I'm looking at "Business and Human Rights," a new book by Florian Wettstein. With a mammoth title like that: what more specific can we say about its subject?
Well, apparently the subject named in that title, BHR for short, is an academic discipline now, encompassing ethical, legal, and managerial perspectives. And this new book is intended as a textbook, for use in BHR courses.
The author, Wettstein, is a luminary in the field. He is the editor-in-chief of the Business and Human Rights Journal, apparently published out of Switzerland, where Wettstein is a professor at St Gallen University.
There is another body of literature about "corporate social responsibility" or CSR, but Wettstein seems to be eager to consider CSR and BHR separately, and to consider BHR (as the title of the book hints) at much more length.
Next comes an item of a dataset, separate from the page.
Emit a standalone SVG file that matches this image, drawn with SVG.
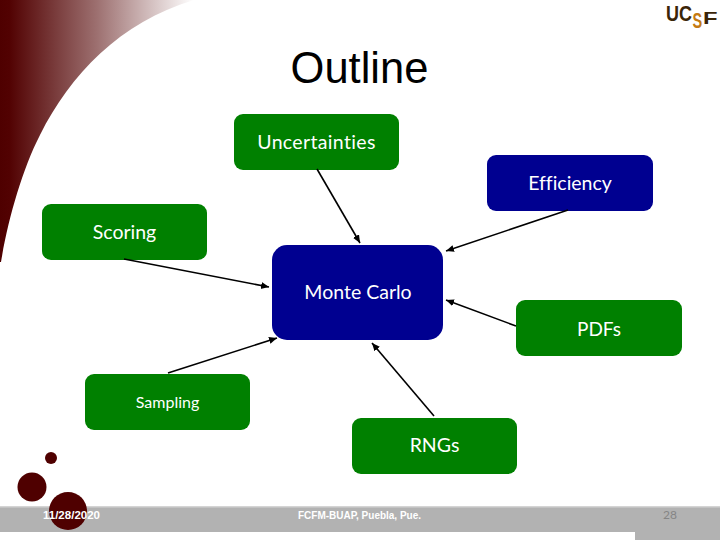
<svg xmlns="http://www.w3.org/2000/svg" width="720" height="540" viewBox="0 0 720 540">
<style>
.n{font-family:Lato,Carlito,"Liberation Sans",sans-serif;font-size:19.500px;fill:#fff;text-anchor:middle;font-variant-ligatures:none}
.g{fill:#008000}.b{fill:#000090}
.c line{stroke:#000;stroke-width:1.6;marker-end:url(#a)}
.f{font-family:"Liberation Sans",Arial,sans-serif;font-size:11px;font-weight:bold;fill:#fff;text-anchor:start}
.l{font-family:"Liberation Sans",Arial,sans-serif;font-weight:bold}
</style>
<defs>
<linearGradient id="sw" x1="0" y1="0" x2="1" y2="0"><stop offset="0" stop-color="#4f0000"/><stop offset=".05" stop-color="#520202"/><stop offset=".5" stop-color="#9d7070"/><stop offset="1" stop-color="#fff"/></linearGradient>
<marker id="a" markerUnits="userSpaceOnUse" markerWidth="10" markerHeight="10" refX="8" refY="3.5" orient="auto"><path d="M0 0L8 3.500L0 7Z" fill="#000"/></marker>
</defs>
<rect width="720" height="540" fill="#fff"/>
<path d="M0 0H194C120 22 70 75 40 135C22 170 8 220 1 262L0 262Z" fill="url(#sw)"/>
<g id="footer">
<rect y="506" width="720" height="26" fill="#b2b2b2"/>
<rect y="506" width="720" height="1.5" fill="#d4d4d4"/>
<rect x="635" y="532" width="85" height="8" fill="#b2b2b2"/>
</g>
<g id="dots" fill="#4f0000">
<circle cx="51" cy="458" r="6"/>
<circle cx="32" cy="487" r="14.5"/>
<circle cx="68" cy="511" r="19"/>
</g>
<text class="f" x="43" y="519" textLength="57" lengthAdjust="spacingAndGlyphs">11/28/2020</text>
<text class="f" x="298" y="519" textLength="123" lengthAdjust="spacingAndGlyphs">FCFM-BUAP, Puebla, Pue.</text>
<text x="670" y="519" font-family="Lato,sans-serif" font-size="12" fill="#858585" text-anchor="middle">28</text>
<g id="logo" class="l">
<text transform="translate(666 21) scale(.82 1)" font-size="22" fill="#3a2508">UC</text>
<text transform="translate(692.500 28) scale(.66 1)" font-size="22" fill="#c47a12">S</text>
<text transform="translate(703 24) scale(1.4 1)" font-size="17" fill="#3a2508">F</text>
</g>
<text x="359.500" y="83" font-family="Liberation Sans,Arial,sans-serif" font-size="43.500" fill="#000" text-anchor="middle">Outline</text>
<g id="uncertainties"><rect class="g" x="234" y="114" width="165" height="56" rx="9"/><text class="n" x="316.500" y="149" letter-spacing=".35">Uncertainties</text></g>
<g id="efficiency"><rect class="b" x="487" y="155" width="166" height="56" rx="9"/><text class="n" x="570" y="190">Efficiency</text></g>
<g id="scoring"><rect class="g" x="42" y="204" width="165" height="56" rx="9"/><text class="n" x="124.500" y="239">Scoring</text></g>
<g id="monte-carlo"><rect class="b" x="272" y="245" width="171" height="95" rx="15"/><text class="n" x="358" y="299">Monte Carlo</text></g>
<g id="pdfs"><rect class="g" x="516" y="300" width="166" height="56" rx="9"/><text class="n" x="599" y="336" style="font-size:19px">PDFs</text></g>
<g id="sampling"><rect class="g" x="85" y="374" width="165" height="56" rx="9"/><text class="n" x="167.500" y="408" style="font-size:16px">Sampling</text></g>
<g id="rngs"><rect class="g" x="352" y="418" width="165" height="56" rx="9"/><text class="n" x="434.500" y="452">RNGs</text></g>
<g class="c" id="connectors">
<line x1="317" y1="169" x2="360" y2="243"/>
<line x1="568" y1="210" x2="446" y2="251"/>
<line x1="124" y1="259" x2="269" y2="287"/>
<line x1="516" y1="326" x2="446" y2="300"/>
<line x1="168" y1="373" x2="277" y2="338"/>
<line x1="434" y1="416" x2="372" y2="343"/>
</g>
</svg>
Here is a random quote from the book's discussion of indigenous peoples around the world as examples of targets of corporate nastiness.
"The UN has had the protection of Indigenous peoples on the agenda since the 1950s. In 1957, the ILO adopted the ILO Convention on Indigenous and Tribal Populations and in 1986 ILO Convention No,. 169.... In 2000, the UN established the Permanent Forum on Indigenous Issues (UNPFII) and one year later appointed the first Special Rapporteur on the Human Rights and Fundamental Freedoms of Indigenous People. A further, major achievement was the adoption of the UN Declaration on the Rights of Indigenous Peoples in the year 2007."
Now THAT is fact thickness. I admire it.